Buy or lease? In going solar, third-party deals offer advantages

Jose Guajardo research_commercial solar installation

Jose Guajardo_commercial solar

When it comes to going solar, is it better to buy or lease? For businesses looking to get on the right side of climate change, choosing a provider that offers solar-as-a-service may be more efficient than buying a system outright, according to new research from the Haas School of Business.

Asst. Prof. Jose Guajardo, who has studied the operational implications of service business models in multiple industries, looked at the performance of nonresidential solar systems installed in California between January 2008 and April 2013. Analyzing data collected by the California Solar Initiative rebate program, he found third-party-owned systems enjoyed a clear performance advantage, generating a 4 percent better production yield than installations owned directly by the businesses.

“In California’s solar energy sector, this research establishes a connection between service business models and operational performance,” says Guajardo, who published his results in the Fall 2018 issue of the journal Manufacturing & Service Operations Management.

For businesses, this is no small matter: The scale of solar projects can be enormous. For example, in 2015, Apple Computer announced it was investing $850 million to help build a central California solar farm, using some of the energy generated by the project to power its Cupertino, Cal. headquarters.

Some firms, such as Ikea, are opting for direct ownership; others, such as Staples, have opted to lease. Yet while firms approach the decision based on a range of criteria, including how much they want to invest upfront, there has been little empirical evidence to help them choose between these competing business models.
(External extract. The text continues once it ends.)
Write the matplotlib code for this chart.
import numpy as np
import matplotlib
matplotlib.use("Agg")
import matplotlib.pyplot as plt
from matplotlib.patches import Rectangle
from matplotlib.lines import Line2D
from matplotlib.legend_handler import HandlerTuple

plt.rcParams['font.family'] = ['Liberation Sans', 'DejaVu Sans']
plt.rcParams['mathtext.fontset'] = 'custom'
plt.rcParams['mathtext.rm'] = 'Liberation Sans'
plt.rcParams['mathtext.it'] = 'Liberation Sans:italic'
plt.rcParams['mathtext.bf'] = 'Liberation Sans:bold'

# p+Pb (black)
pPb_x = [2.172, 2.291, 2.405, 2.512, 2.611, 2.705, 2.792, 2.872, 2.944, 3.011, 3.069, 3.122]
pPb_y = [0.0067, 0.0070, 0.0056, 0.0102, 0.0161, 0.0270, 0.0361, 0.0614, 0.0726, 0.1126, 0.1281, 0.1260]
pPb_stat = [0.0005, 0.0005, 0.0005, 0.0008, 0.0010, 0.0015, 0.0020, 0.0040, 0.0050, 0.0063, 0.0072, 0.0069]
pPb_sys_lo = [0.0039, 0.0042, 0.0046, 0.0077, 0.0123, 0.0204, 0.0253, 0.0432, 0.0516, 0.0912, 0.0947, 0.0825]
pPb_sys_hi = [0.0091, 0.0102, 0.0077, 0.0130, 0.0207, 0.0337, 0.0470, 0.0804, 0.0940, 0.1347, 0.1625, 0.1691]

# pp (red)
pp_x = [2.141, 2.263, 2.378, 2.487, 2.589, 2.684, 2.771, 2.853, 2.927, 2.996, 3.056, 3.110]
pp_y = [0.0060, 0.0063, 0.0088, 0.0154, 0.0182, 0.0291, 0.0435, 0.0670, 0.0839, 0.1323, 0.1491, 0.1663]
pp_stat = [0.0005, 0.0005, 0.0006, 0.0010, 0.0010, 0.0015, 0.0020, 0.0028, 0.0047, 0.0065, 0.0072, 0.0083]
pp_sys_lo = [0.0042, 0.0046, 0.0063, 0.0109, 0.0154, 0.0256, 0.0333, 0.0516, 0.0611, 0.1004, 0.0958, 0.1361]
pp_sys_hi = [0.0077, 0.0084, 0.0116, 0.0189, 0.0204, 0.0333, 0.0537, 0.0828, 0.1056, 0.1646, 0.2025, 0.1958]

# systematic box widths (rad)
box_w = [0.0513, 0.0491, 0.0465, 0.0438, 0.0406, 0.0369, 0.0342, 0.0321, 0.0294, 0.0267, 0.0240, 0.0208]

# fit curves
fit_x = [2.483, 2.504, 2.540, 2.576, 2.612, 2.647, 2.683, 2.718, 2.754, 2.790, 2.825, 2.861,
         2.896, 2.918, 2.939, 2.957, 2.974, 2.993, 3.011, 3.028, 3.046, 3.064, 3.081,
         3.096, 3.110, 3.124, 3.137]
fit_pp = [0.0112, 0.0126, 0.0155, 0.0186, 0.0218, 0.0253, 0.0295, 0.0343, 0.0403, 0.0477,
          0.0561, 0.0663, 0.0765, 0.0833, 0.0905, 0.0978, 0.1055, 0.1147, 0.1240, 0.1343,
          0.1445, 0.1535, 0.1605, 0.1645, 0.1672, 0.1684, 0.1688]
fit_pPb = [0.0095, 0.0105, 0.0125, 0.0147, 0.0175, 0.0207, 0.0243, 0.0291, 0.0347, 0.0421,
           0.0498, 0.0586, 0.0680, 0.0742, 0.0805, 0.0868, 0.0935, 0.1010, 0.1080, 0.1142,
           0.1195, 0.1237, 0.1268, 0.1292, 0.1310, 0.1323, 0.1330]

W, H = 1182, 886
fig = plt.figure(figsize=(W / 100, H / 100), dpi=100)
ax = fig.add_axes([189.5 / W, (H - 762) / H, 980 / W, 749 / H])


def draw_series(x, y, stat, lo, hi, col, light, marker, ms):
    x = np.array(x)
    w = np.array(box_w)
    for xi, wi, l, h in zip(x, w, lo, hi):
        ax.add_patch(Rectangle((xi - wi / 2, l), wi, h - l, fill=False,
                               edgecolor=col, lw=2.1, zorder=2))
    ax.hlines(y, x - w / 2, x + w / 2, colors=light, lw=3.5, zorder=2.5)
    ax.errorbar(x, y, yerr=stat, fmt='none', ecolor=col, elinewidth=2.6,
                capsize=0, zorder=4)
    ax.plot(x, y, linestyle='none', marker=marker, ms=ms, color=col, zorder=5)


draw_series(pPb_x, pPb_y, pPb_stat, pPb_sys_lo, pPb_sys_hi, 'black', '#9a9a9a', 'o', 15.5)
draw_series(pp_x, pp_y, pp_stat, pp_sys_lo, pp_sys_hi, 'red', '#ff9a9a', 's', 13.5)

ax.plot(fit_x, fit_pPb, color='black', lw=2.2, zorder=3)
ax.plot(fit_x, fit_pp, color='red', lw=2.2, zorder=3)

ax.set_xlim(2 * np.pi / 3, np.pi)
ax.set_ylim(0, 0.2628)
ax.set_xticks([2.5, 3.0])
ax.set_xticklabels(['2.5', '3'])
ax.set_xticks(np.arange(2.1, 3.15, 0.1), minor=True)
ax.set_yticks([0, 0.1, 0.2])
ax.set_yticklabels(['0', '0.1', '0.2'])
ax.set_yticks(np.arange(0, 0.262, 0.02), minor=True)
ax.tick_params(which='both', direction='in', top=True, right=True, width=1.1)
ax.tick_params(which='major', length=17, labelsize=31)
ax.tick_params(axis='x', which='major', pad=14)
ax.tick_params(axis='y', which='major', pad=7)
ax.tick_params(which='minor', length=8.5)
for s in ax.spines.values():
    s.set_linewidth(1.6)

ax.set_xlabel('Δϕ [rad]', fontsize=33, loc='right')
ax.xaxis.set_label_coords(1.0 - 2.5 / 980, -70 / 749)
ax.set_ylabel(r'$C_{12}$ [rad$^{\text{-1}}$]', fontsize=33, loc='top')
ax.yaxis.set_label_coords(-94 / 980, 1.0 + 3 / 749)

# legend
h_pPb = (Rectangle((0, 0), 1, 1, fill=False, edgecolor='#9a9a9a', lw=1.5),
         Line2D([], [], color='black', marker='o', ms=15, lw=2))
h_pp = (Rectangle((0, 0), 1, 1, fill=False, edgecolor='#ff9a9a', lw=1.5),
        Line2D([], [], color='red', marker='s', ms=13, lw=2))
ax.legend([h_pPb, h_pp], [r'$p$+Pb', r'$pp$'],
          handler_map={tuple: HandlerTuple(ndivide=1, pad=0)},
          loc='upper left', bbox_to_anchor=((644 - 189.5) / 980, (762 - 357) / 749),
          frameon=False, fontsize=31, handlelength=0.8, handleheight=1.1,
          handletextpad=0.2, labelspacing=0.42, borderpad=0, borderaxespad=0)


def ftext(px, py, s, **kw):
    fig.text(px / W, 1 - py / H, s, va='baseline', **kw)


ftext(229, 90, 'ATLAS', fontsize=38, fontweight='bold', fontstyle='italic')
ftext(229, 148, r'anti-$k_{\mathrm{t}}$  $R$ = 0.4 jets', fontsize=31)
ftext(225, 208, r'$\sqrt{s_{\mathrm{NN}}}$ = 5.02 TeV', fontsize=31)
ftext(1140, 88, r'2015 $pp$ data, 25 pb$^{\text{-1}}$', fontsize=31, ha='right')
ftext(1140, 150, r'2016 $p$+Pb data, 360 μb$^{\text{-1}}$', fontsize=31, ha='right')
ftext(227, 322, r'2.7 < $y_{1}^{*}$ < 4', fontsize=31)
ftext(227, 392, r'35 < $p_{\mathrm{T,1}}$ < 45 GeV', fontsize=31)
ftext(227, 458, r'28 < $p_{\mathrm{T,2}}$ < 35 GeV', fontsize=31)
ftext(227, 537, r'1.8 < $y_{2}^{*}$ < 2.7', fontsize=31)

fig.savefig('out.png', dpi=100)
Part of what makes solar so attractive is that it comes with subsidies to encourage its use: The federal government offers tax breaks, and many states offer additional incentives. California, for example, has offered performance-based subsidies to solar producers in the nonresidential sector.  In addition, power purchase agreements—in which the user pays a set rate per unit of energy generated—are commonly used by third-party ownership companies. That means the third-party owner has a double profit motive for boosting energy yield.

Better system design

Guajardo analyzed two strategies that third-party operators can pursue to improve performance: better solar panels or better system design, which means orienting equipment to make the best possible use of sunlight. He found evidence that system design, and not superior panel technology, may account for the third-party advantage. In fact, third-party owners tended to use lower-rated panels, but their better design decisions led to better performance overall.
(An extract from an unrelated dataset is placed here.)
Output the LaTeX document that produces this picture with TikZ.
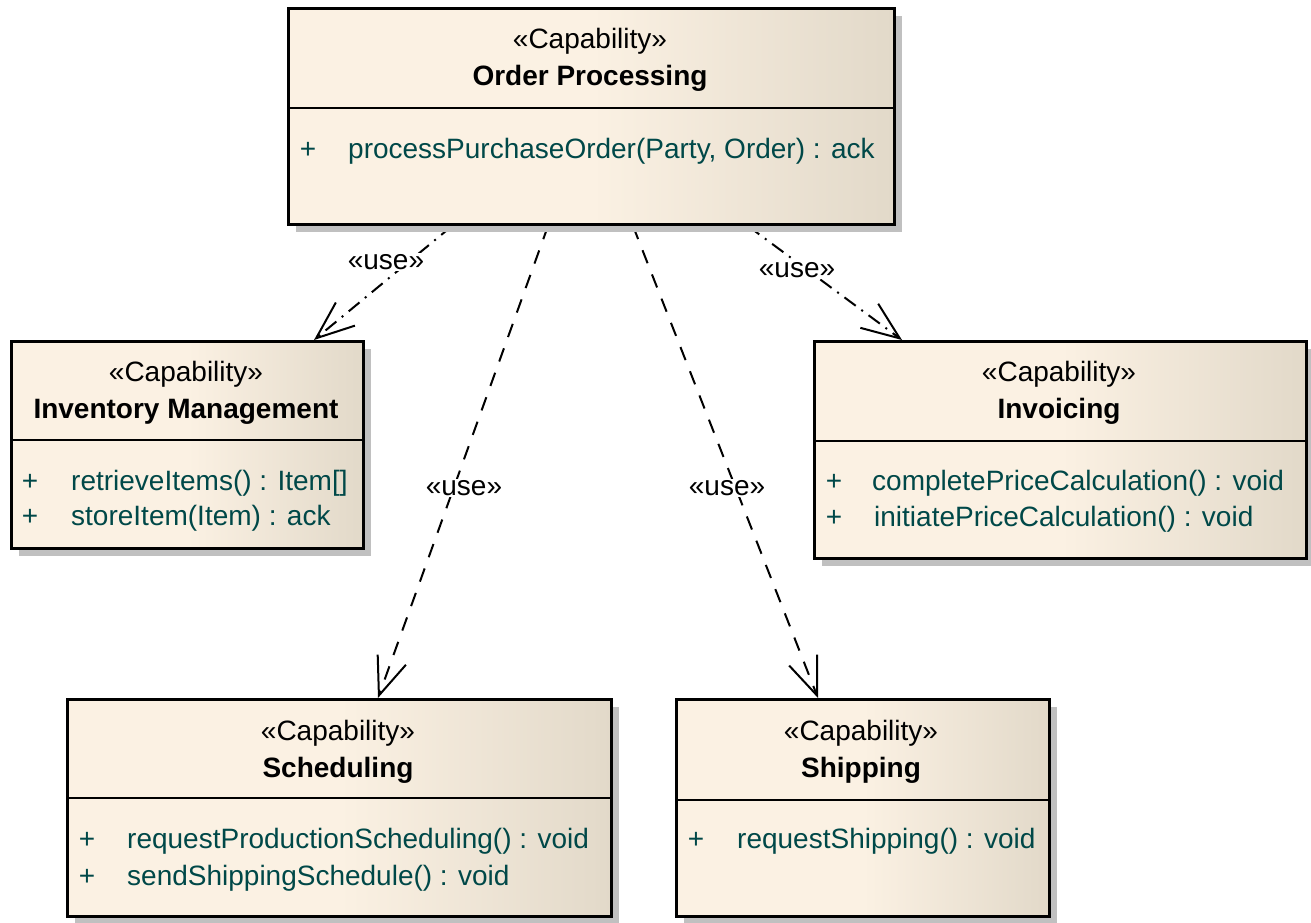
\documentclass[tikz,border=0pt]{standalone}
\usepackage{fontspec}
\setmainfont{Liberation Sans}
\usetikzlibrary{arrows.meta,shadows}
\definecolor{cream}{RGB}{251,241,227}
\definecolor{beige}{RGB}{226,217,201}
\definecolor{optxt}{RGB}{0,72,72}
\definecolor{shadowgray}{RGB}{192,192,192}
\pgfdeclarelayer{bg}
\pgfsetlayers{bg,main}
\begin{document}
\begin{tikzpicture}[x=1pt,y=-1pt,
  font=\fontsize{28}{34}\selectfont,
  box/.style={draw=black, line width=3pt, inner sep=0pt, anchor=north west,
    left color=cream, right color=beige, middle color=cream,
    drop shadow={shadow xshift=7pt, shadow yshift=-7pt, fill=shadowgray, opacity=1}},
  divider/.style={line width=2.5pt},
  stereo/.style={anchor=base, inner sep=0pt},
  cname/.style={anchor=base, inner sep=0pt, font=\fontsize{28}{34}\selectfont\bfseries},
  opsign/.style={anchor=base, inner sep=0pt, text=optxt},
  optext/.style={anchor=base west, inner sep=0pt, text=optxt},
  uselbl/.style={fill=white, inner sep=1pt},
  dep/.style={line width=2pt, dash pattern=on 14pt off 12pt,
    -{Straight Barb[length=38pt,width=30pt]}},
  depdot/.style={dep, dash pattern=on 14pt off 7pt on 2pt off 7pt}]
\useasboundingbox (0,0) rectangle (1311,922);

% boxes
\node[box, minimum width=606pt, minimum height=216pt] (op) at (287,7) {};
\node[box, minimum width=352pt, minimum height=207pt] (inv) at (10,340) {};
\node[box, minimum width=492pt, minimum height=217pt] (invc) at (813,340) {};
\node[box, minimum width=544pt, minimum height=217pt] (sch) at (66,698) {};
\node[box, minimum width=373pt, minimum height=217pt] (shp) at (675,698) {};

% dividers
\draw[divider] (op.west |- 0,108) -- (op.east |- 0,108);
\draw[divider] (inv.west |- 0,440) -- (inv.east |- 0,440);
\draw[divider] (invc.west |- 0,441) -- (invc.east |- 0,441);
\draw[divider] (sch.west |- 0,798) -- (sch.east |- 0,798);
\draw[divider] (shp.west |- 0,800) -- (shp.east |- 0,800);

% Order Processing
\node[stereo] (opS) at (590,48) {«Capability»};
\node[cname] (opN) at (590,85) {Order Processing};
\node[opsign] (opP1) at (308,158) {+};
\node[optext] (opO1) at (348,158) {processPurchaseOrder(Party, Order) : ack};

% Inventory Management
\node[stereo] (invS) at (186,381) {«Capability»};
\node[cname] (invN) at (186,418) {Inventory Management};
\node[opsign] (invP1) at (30,490) {+};
\node[optext] (invO1) at (71,490) {retrieveItems() : Item[]};
\node[opsign] (invP2) at (30,525) {+};
\node[optext] (invO2) at (71,525) {storeItem(Item) : ack};

% Invoicing
\node[stereo] (invcS) at (1059,381) {«Capability»};
\node[cname] (invcN) at (1059,418) {Invoicing};
\node[opsign] (invcP1) at (834,490) {+};
\node[optext] (invcO1) at (872,490) {completePriceCalculation() : void};
\node[opsign] (invcP2) at (834,526) {+};
\node[optext] (invcO2) at (874,526) {initiatePriceCalculation() : void};

% Scheduling
\node[stereo] (schS) at (338,740) {«Capability»};
\node[cname] (schN) at (338,777) {Scheduling};
\node[opsign] (schP1) at (87,848) {+};
\node[optext] (schO1) at (127,848) {requestProductionScheduling() : void};
\node[opsign] (schP2) at (87,885) {+};
\node[optext] (schO2) at (127,885) {sendShippingSchedule() : void};

% Shipping
\node[stereo] (shpS) at (861,740) {«Capability»};
\node[cname] (shpN) at (861,777) {Shipping};
\node[opsign] (shpP1) at (696,848) {+};
\node[optext] (shpO1) at (737,848) {requestShipping() : void};

% connectors
\begin{pgfonlayer}{bg}
\draw[depdot] (op.south -| 452,0) -- (inv.north -| 314,0);
\draw[dep] (op.south -| 548,0) -- (sch.north -| 378,0);
\draw[dep] (op.south -| 633,0) -- (shp.north -| 818,0);
\draw[depdot] (op.south -| 748,0) -- (invc.north -| 902,0);
\end{pgfonlayer}

% labels
\node[uselbl] (u1) at (386,262) {«use»};
\node[uselbl] (u2) at (464,488) {«use»};
\node[uselbl] (u3) at (727,488) {«use»};
\node[uselbl] (u4) at (797,270) {«use»};
\end{tikzpicture}
\end{document}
Guajardo believes there’s a knowledge and skills gap between dedicated solar providers and businesses that run their own systems. “By installing many systems, third-party operators can benefit from learning by doing and economies of scale,” he says.

These results, Guajardo cautions, are particular to non-residential systems that received performance-based incentives in California, and may not apply in places without subsidy programs rewarding performance. He stresses, however, that service business models have been widely used not only in solar energy, but also in several other cleantech markets. Moreover, incentives for adoption of this type of technology have been common in the United States and several other countries.

When it comes to the  adoption of solar energy, Guajardo advises businesses to carefully consider how the incentives behind each ownership model can make a difference from an operational perspective.